Jamsetji believed that India’s road map out of poverty would involve giving opportunity, not handouts. So he established the JN Tata Endowment in 1892 to fund Indians wishing to study in England, and the Indian Institute of Science in 1909 that is now considered a premier institution in the sub-continent.
Following the Tata philanthropy drive, his two sons, Dorab Tata (1859-1932) and Ratan Tata (1871-1918) established two trusts that form two of the biggest entities in Tata Trusts, which owns 66% of equity capital in Tata Sons, making it the world’s largest philanthropic group.

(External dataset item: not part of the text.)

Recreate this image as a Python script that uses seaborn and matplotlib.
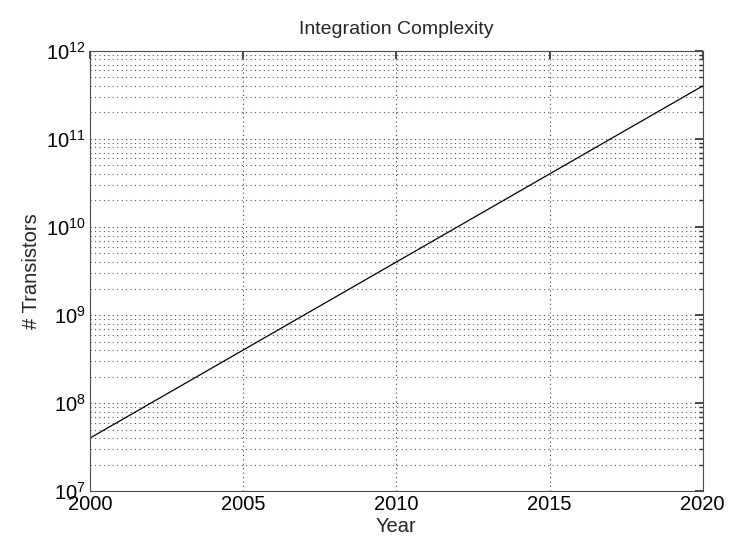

The law of cause and effect ensures that this rich investment in goodwill will pay dividends and protect the Tata House from ruin, even as Ratan Tata faces multiple challenges that include finding his successor.
Tata is due to retire in December 2012. He says the next Tata chief will have to be someone who will ensure that philanthropy continues being the primary shareholder in the group holding company, Tata Sons.
But more immediately, Tata faces the choice on how he wants to globalize, whether it can be better done through Tata creations such as the Eka supercomputer, ranked in 2008 as the world’s fourth-fastest, or going on a high-risk worldwide acquisition spree of big name brands, before giving his managers sufficient time to integrate operations.
The New York-based Reputation Institute in 2008 rated the Tata Group as the “World’s Sixth Most Reputed Firm” (after Toyota, Google, IKEA, Ferrero and Johnson & Johnson) but Tata has to decide whether he wants to focus more on developing the quality of existing core businesses, rather than adding further to his tally of nearly 100 diverse firms.
With more focus, Ratan Tata may need to use his reputed talent for turning around loss-making companies to turn around Tata Motors. Some hope dawned on January 28 when Tata Motors announced that it had secured a $450 million, 12-year contract from Delhi Transport Corporation to build and maintain 1,625 buses to improve public transport in New Delhi.
Such development of existing Tata Group businesses involving a larger public interest could be a return to its core values, as well as the wiser road ahead.